● **Exercise goal**: Print the listing as it stands, omitting all images.

* * *

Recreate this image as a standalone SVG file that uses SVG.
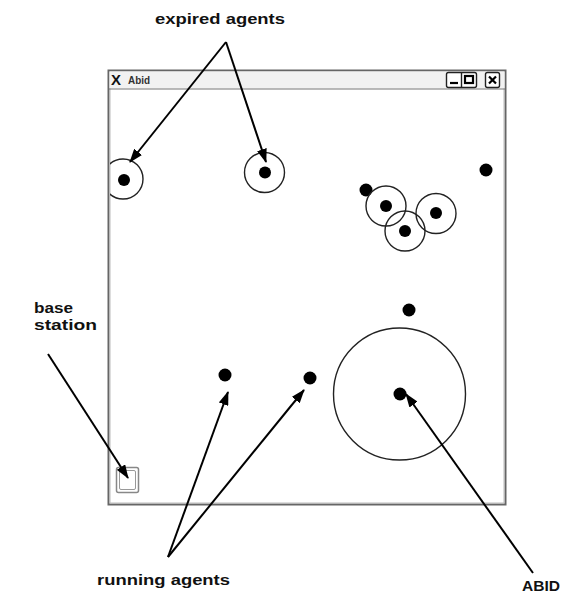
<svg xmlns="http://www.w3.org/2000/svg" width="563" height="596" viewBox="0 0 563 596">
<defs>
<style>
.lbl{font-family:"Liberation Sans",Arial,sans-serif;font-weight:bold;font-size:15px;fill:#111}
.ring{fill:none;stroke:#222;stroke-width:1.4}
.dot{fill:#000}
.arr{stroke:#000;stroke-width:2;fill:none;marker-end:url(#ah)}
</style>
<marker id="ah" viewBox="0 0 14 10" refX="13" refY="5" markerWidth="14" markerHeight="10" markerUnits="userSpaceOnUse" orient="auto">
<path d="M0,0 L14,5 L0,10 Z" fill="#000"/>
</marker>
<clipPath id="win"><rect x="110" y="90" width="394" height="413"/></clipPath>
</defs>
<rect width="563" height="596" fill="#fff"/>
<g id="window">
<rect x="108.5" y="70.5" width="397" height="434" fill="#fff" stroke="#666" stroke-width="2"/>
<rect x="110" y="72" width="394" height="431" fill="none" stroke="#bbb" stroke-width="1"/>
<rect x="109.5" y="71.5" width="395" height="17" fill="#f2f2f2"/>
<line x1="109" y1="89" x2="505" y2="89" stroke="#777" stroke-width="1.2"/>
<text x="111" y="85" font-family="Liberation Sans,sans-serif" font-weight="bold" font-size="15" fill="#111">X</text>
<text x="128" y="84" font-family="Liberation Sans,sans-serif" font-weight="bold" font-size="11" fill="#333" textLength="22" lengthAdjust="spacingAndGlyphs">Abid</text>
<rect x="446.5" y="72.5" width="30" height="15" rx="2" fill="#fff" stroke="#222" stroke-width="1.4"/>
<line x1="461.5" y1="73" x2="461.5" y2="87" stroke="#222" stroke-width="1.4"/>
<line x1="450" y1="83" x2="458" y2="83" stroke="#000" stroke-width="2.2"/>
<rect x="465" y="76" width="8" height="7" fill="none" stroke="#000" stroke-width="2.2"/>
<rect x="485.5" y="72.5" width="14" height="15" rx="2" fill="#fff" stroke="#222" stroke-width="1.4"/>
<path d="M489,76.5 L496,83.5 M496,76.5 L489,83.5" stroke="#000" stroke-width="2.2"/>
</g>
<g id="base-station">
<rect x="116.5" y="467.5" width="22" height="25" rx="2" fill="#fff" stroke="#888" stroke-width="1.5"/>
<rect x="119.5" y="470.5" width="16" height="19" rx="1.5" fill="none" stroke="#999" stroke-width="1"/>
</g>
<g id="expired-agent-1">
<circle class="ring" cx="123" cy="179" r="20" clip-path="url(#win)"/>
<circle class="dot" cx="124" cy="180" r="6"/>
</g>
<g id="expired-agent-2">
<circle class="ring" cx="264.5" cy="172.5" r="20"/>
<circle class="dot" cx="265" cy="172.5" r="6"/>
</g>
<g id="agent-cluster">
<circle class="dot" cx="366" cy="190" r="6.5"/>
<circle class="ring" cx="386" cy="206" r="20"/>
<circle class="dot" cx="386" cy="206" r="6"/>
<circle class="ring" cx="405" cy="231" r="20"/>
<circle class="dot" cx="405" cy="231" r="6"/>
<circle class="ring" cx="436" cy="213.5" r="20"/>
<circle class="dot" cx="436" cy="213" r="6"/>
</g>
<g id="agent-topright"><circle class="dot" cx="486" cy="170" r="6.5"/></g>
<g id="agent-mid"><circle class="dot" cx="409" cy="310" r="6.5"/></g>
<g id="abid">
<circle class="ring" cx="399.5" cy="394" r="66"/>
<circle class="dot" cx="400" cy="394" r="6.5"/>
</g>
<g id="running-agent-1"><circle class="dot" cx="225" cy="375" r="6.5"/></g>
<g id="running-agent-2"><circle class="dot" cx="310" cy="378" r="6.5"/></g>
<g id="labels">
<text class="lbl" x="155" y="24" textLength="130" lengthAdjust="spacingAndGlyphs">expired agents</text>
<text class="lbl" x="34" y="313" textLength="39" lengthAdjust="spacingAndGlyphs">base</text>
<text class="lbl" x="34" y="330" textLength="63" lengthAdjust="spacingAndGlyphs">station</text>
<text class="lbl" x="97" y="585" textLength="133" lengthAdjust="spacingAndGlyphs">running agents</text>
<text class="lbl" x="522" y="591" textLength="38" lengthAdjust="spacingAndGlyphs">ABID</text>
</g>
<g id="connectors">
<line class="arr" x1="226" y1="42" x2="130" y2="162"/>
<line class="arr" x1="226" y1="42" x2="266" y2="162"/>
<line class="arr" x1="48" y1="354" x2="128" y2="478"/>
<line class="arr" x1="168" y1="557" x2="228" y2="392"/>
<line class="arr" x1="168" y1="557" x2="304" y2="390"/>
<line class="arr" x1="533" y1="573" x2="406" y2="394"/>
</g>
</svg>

* * *

● **Solution to this task**:
Recreate this image as a standalone SVG file that uses SVG.
<svg xmlns="http://www.w3.org/2000/svg" width="563" height="596" viewBox="0 0 563 596">
<defs>
<style>
.lbl{font-family:"Liberation Sans",Arial,sans-serif;font-weight:bold;font-size:15px;fill:#111}
.ring{fill:none;stroke:#222;stroke-width:1.4}
.dot{fill:#000}
.arr{stroke:#000;stroke-width:2;fill:none;marker-end:url(#ah)}
</style>
<marker id="ah" viewBox="0 0 14 10" refX="13" refY="5" markerWidth="14" markerHeight="10" markerUnits="userSpaceOnUse" orient="auto">
<path d="M0,0 L14,5 L0,10 Z" fill="#000"/>
</marker>
<clipPath id="win"><rect x="110" y="90" width="394" height="413"/></clipPath>
</defs>
<rect width="563" height="596" fill="#fff"/>
<g id="window">
<rect x="108.5" y="70.5" width="397" height="434" fill="#fff" stroke="#666" stroke-width="2"/>
<rect x="110" y="72" width="394" height="431" fill="none" stroke="#bbb" stroke-width="1"/>
<rect x="109.5" y="71.5" width="395" height="17" fill="#f2f2f2"/>
<line x1="109" y1="89" x2="505" y2="89" stroke="#777" stroke-width="1.2"/>
<text x="111" y="85" font-family="Liberation Sans,sans-serif" font-weight="bold" font-size="15" fill="#111">X</text>
<text x="128" y="84" font-family="Liberation Sans,sans-serif" font-weight="bold" font-size="11" fill="#333" textLength="22" lengthAdjust="spacingAndGlyphs">Abid</text>
<rect x="446.5" y="72.5" width="30" height="15" rx="2" fill="#fff" stroke="#222" stroke-width="1.4"/>
<line x1="461.5" y1="73" x2="461.5" y2="87" stroke="#222" stroke-width="1.4"/>
<line x1="450" y1="83" x2="458" y2="83" stroke="#000" stroke-width="2.2"/>
<rect x="465" y="76" width="8" height="7" fill="none" stroke="#000" stroke-width="2.2"/>
<rect x="485.5" y="72.5" width="14" height="15" rx="2" fill="#fff" stroke="#222" stroke-width="1.4"/>
<path d="M489,76.5 L496,83.5 M496,76.5 L489,83.5" stroke="#000" stroke-width="2.2"/>
</g>
<g id="base-station">
<rect x="116.5" y="467.5" width="22" height="25" rx="2" fill="#fff" stroke="#888" stroke-width="1.5"/>
<rect x="119.5" y="470.5" width="16" height="19" rx="1.5" fill="none" stroke="#999" stroke-width="1"/>
</g>
<g id="expired-agent-1">
<circle class="ring" cx="123" cy="179" r="20" clip-path="url(#win)"/>
<circle class="dot" cx="124" cy="180" r="6"/>
</g>
<g id="expired-agent-2">
<circle class="ring" cx="264.5" cy="172.5" r="20"/>
<circle class="dot" cx="265" cy="172.5" r="6"/>
</g>
<g id="agent-cluster">
<circle class="dot" cx="366" cy="190" r="6.5"/>
<circle class="ring" cx="386" cy="206" r="20"/>
<circle class="dot" cx="386" cy="206" r="6"/>
<circle class="ring" cx="405" cy="231" r="20"/>
<circle class="dot" cx="405" cy="231" r="6"/>
<circle class="ring" cx="436" cy="213.5" r="20"/>
<circle class="dot" cx="436" cy="213" r="6"/>
</g>
<g id="agent-topright"><circle class="dot" cx="486" cy="170" r="6.5"/></g>
<g id="agent-mid"><circle class="dot" cx="409" cy="310" r="6.5"/></g>
<g id="abid">
<circle class="ring" cx="399.5" cy="394" r="66"/>
<circle class="dot" cx="400" cy="394" r="6.5"/>
</g>
<g id="running-agent-1"><circle class="dot" cx="225" cy="375" r="6.5"/></g>
<g id="running-agent-2"><circle class="dot" cx="310" cy="378" r="6.5"/></g>
<g id="labels">
<text class="lbl" x="155" y="24" textLength="130" lengthAdjust="spacingAndGlyphs">expired agents</text>
<text class="lbl" x="34" y="313" textLength="39" lengthAdjust="spacingAndGlyphs">base</text>
<text class="lbl" x="34" y="330" textLength="63" lengthAdjust="spacingAndGlyphs">station</text>
<text class="lbl" x="97" y="585" textLength="133" lengthAdjust="spacingAndGlyphs">running agents</text>
<text class="lbl" x="522" y="591" textLength="38" lengthAdjust="spacingAndGlyphs">ABID</text>
</g>
<g id="connectors">
<line class="arr" x1="226" y1="42" x2="130" y2="162"/>
<line class="arr" x1="226" y1="42" x2="266" y2="162"/>
<line class="arr" x1="48" y1="354" x2="128" y2="478"/>
<line class="arr" x1="168" y1="557" x2="228" y2="392"/>
<line class="arr" x1="168" y1="557" x2="304" y2="390"/>
<line class="arr" x1="533" y1="573" x2="406" y2="394"/>
</g>
</svg>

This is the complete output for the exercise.